Posted by Lisa
It ends with a bang and leaves you with a sigh. It should anyways. As you put down a book, when you rest it a moment on your lap before moving on, good writing at the close of a chapter should leave you with a feeling of wonder, astonishment, confusion maybe?
This time of year is a kind of New Year; Canada Day was yesterday (for Canadians reading the blog), Fourth of July is around the corner. When these holidays pass, summer is in swing. Two blissful months of writing and revising lay before you (I know that's optimistic). At this threshold of a new beginning, I find myself thinking about endings. About fireworks. A subtle and intriguing phrase or a bold plot development.
I've been reading To Kill a Mockingbird. I'm enjoying it immensely, the way I always cherish literature with brilliant prose. And I've been noticing endings.
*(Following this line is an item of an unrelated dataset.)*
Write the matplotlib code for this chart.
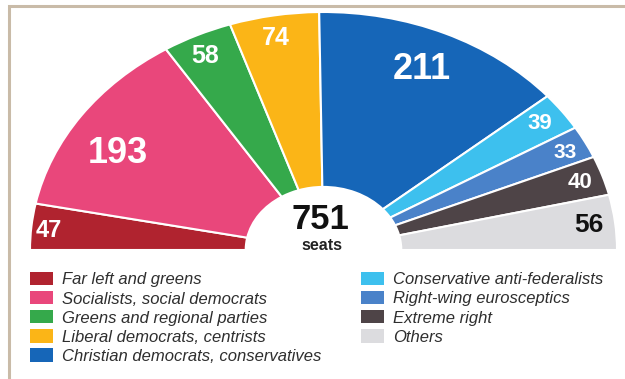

I'd like to share some chapter endings, to kick start my own writing brain (which has been sleeping for days on a recent trip to Quebec).
Chapter 1 Ending (To Kill a Mockingbird): In this passage, BOOM, the reader is eager to know what is going on.
The old house was the same, droopy and sick, but as we stared down the street we thought we saw an inside shutter move. Flick. A tiny, almost invisible movement, and the house was still.
Chapter 2 Ending: In this paragraph, it's subtle the fireworks, but they're there. For me it's the very last line.
My sojourn in the corner was a short one. Saved by the bell, Miss Caroline watched the class file out for lunch. As I was last to leave, I saw her sink down into her chair and bury her head in her head in her arms. Had her contact been more friendly toward me, I would have felt sorry for her. She was a pretty little thing.
Happy writing! Remember the Fireworks.